[Source code of charts]
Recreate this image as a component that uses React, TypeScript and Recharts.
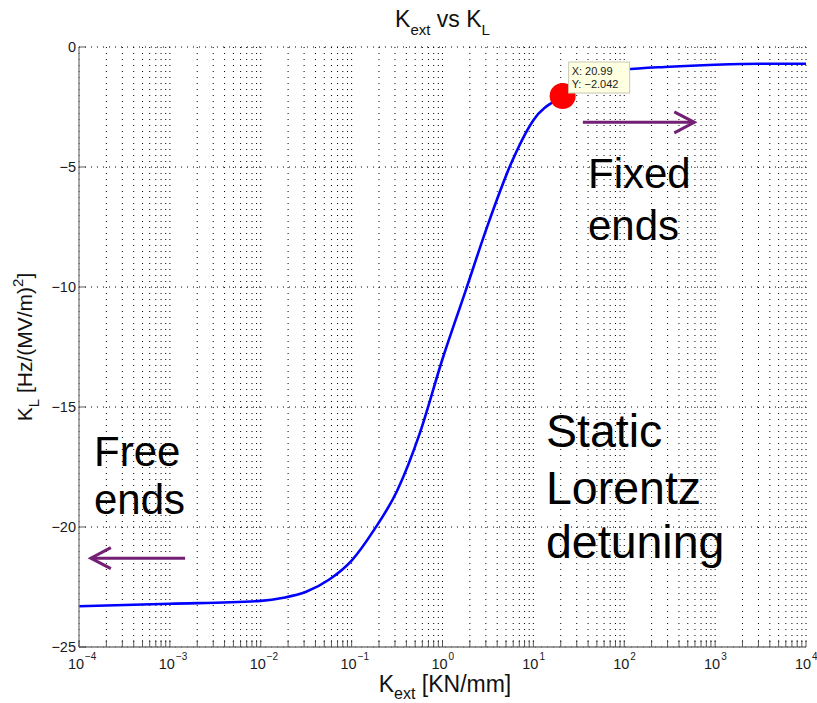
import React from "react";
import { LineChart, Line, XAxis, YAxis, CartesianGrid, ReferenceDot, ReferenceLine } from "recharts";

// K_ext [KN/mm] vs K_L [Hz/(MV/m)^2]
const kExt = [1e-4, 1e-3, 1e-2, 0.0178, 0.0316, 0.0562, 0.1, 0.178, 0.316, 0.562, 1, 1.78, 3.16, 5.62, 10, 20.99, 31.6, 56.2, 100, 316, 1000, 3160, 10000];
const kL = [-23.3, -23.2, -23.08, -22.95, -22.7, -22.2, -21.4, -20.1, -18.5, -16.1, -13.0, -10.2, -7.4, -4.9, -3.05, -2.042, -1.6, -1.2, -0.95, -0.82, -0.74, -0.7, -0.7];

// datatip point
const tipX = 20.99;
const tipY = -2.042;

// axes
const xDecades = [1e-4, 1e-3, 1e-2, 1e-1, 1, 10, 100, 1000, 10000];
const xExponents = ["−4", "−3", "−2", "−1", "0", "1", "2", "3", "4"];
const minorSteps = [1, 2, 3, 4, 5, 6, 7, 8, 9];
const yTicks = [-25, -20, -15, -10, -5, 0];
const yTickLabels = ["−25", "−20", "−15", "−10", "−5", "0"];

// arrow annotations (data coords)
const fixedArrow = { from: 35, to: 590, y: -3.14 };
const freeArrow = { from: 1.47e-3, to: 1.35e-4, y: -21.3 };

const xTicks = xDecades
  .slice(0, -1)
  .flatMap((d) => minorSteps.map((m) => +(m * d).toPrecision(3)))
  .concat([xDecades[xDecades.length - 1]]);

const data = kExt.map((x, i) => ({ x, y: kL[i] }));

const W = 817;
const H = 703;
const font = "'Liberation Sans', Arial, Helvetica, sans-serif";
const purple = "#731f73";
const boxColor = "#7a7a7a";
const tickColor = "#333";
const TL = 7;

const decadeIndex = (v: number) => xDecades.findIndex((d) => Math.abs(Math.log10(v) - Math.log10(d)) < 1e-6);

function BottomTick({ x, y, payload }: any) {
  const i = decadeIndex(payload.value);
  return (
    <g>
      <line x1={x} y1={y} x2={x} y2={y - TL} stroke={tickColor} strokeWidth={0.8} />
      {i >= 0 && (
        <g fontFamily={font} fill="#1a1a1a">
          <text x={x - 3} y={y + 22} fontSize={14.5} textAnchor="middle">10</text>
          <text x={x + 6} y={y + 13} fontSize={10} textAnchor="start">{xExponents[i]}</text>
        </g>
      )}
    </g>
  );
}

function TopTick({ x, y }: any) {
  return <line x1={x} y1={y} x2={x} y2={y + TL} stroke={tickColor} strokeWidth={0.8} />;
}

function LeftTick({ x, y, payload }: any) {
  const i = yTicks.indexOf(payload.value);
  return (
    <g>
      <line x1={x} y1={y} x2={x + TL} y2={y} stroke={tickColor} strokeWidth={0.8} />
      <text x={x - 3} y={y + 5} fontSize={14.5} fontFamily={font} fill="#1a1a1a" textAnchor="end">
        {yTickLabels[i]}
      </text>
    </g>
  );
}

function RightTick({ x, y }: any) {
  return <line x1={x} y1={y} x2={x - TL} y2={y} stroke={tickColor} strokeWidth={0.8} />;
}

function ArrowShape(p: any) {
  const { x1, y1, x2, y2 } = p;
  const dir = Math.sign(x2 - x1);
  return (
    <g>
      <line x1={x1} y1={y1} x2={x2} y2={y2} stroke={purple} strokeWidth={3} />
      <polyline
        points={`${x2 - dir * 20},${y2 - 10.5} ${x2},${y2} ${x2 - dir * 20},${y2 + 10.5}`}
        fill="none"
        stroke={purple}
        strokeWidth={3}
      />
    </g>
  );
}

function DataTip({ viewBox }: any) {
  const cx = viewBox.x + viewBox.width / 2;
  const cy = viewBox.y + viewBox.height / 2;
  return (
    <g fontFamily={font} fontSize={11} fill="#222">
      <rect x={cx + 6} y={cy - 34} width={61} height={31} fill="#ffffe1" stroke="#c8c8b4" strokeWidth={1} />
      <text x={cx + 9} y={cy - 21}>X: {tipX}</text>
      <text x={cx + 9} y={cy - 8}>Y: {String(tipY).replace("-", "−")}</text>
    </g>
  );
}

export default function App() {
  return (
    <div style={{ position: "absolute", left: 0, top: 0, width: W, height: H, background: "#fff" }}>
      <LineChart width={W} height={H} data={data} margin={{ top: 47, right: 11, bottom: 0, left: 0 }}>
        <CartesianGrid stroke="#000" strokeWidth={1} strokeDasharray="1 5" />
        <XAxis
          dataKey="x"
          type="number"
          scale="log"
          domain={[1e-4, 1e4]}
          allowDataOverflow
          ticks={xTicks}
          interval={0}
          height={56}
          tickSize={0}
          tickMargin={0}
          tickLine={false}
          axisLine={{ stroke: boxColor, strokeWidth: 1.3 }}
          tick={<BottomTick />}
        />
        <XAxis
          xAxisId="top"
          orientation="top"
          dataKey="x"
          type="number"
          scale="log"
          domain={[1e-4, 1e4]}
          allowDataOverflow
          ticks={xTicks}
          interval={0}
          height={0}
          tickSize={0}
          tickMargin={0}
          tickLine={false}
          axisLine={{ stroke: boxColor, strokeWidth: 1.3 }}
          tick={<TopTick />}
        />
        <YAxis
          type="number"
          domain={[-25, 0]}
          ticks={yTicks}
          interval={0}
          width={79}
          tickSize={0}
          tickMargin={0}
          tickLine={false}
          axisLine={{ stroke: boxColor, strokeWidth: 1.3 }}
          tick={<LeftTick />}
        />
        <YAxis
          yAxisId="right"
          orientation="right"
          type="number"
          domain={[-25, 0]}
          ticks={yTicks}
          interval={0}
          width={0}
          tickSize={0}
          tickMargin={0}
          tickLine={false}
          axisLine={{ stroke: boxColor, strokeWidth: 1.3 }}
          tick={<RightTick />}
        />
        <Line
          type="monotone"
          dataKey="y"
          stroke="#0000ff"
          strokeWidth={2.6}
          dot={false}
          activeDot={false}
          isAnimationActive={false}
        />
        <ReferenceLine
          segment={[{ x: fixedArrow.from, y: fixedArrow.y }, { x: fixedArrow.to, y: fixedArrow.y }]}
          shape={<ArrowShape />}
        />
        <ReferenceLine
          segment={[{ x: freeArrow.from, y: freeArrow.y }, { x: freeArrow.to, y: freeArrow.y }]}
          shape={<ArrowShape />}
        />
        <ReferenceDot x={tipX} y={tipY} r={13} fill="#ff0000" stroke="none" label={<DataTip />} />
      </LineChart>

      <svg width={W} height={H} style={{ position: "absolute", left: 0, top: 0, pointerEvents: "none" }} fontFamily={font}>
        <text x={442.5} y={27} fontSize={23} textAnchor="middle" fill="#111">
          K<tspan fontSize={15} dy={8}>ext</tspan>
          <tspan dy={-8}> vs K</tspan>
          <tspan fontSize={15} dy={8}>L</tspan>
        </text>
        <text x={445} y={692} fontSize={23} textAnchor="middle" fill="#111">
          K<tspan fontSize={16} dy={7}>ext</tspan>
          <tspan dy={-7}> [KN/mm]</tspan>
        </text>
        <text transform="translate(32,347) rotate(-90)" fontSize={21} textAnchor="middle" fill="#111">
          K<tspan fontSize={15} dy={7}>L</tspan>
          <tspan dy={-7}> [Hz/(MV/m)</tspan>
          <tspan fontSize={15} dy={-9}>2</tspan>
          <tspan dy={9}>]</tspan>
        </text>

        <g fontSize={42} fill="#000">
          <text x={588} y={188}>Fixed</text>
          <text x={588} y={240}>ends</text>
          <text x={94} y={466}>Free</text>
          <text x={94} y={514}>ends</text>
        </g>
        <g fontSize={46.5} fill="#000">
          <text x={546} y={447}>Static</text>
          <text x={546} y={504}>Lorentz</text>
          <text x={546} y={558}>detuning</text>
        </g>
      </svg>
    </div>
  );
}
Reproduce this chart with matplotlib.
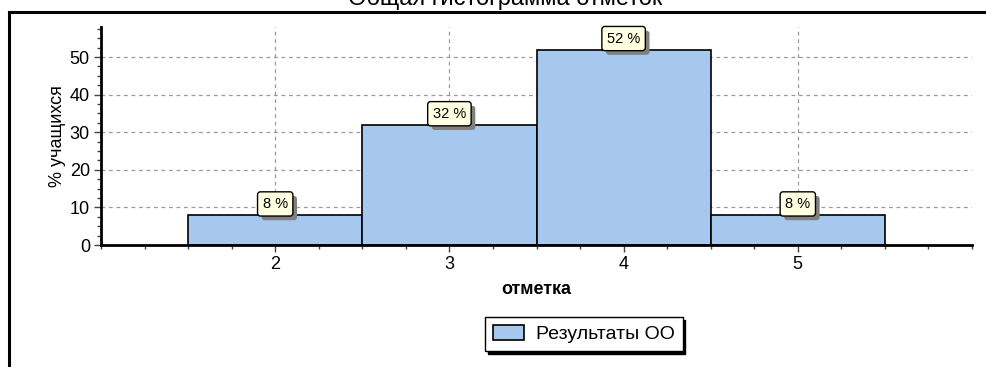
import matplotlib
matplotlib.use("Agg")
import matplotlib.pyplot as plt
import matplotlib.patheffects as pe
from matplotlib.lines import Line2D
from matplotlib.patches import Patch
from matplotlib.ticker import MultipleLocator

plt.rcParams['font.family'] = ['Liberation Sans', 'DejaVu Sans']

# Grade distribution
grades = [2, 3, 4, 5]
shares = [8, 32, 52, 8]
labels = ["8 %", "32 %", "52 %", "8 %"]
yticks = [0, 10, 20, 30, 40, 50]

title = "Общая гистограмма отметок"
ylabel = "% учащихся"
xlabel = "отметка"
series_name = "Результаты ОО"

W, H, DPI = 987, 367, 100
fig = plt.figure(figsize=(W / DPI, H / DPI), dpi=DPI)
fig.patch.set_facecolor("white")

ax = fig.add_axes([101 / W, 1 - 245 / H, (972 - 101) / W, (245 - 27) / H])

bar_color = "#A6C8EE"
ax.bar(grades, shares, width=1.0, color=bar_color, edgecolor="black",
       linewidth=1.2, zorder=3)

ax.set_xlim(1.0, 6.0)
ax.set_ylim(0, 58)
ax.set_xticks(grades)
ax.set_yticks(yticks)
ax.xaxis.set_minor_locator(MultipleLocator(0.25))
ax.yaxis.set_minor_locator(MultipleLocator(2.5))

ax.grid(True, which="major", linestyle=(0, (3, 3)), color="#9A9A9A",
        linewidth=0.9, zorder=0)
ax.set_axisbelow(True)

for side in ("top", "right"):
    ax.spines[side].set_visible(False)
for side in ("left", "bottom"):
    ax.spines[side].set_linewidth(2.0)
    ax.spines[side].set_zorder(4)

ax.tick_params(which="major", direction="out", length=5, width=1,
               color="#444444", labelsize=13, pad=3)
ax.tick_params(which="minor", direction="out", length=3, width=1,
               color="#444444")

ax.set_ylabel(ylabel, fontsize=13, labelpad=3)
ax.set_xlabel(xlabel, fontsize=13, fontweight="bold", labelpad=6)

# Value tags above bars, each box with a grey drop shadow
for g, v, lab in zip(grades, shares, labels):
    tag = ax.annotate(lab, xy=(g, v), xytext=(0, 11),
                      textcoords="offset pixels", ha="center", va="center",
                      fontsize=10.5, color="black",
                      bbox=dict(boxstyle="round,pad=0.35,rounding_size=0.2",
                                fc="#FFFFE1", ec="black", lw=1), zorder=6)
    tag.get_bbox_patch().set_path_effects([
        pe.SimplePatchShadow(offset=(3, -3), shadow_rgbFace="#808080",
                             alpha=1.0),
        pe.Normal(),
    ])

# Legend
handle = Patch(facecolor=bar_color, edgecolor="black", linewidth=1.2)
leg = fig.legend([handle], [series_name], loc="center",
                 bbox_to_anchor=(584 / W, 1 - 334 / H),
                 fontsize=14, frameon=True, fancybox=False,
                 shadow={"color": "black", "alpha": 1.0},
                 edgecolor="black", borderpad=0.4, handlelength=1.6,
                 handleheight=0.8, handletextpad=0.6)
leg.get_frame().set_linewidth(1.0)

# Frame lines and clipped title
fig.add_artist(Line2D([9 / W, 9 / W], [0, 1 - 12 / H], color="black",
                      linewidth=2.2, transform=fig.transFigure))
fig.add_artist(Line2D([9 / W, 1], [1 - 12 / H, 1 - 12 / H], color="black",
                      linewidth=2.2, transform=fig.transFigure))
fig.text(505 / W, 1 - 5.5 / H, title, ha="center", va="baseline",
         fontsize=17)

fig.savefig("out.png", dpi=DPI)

> _Exercise prompt_
Leave the pictures out and repeat exactly the lines from the beginning of the records to the line bearing "const tipY = -2.042;", both ends counted.

> _Final answer_
Recreate this image as a component that uses React, TypeScript and Recharts.
import React from "react";
import { LineChart, Line, XAxis, YAxis, CartesianGrid, ReferenceDot, ReferenceLine } from "recharts";

// K_ext [KN/mm] vs K_L [Hz/(MV/m)^2]
const kExt = [1e-4, 1e-3, 1e-2, 0.0178, 0.0316, 0.0562, 0.1, 0.178, 0.316, 0.562, 1, 1.78, 3.16, 5.62, 10, 20.99, 31.6, 56.2, 100, 316, 1000, 3160, 10000];
const kL = [-23.3, -23.2, -23.08, -22.95, -22.7, -22.2, -21.4, -20.1, -18.5, -16.1, -13.0, -10.2, -7.4, -4.9, -3.05, -2.042, -1.6, -1.2, -0.95, -0.82, -0.74, -0.7, -0.7];

// datatip point
const tipX = 20.99;
const tipY = -2.042;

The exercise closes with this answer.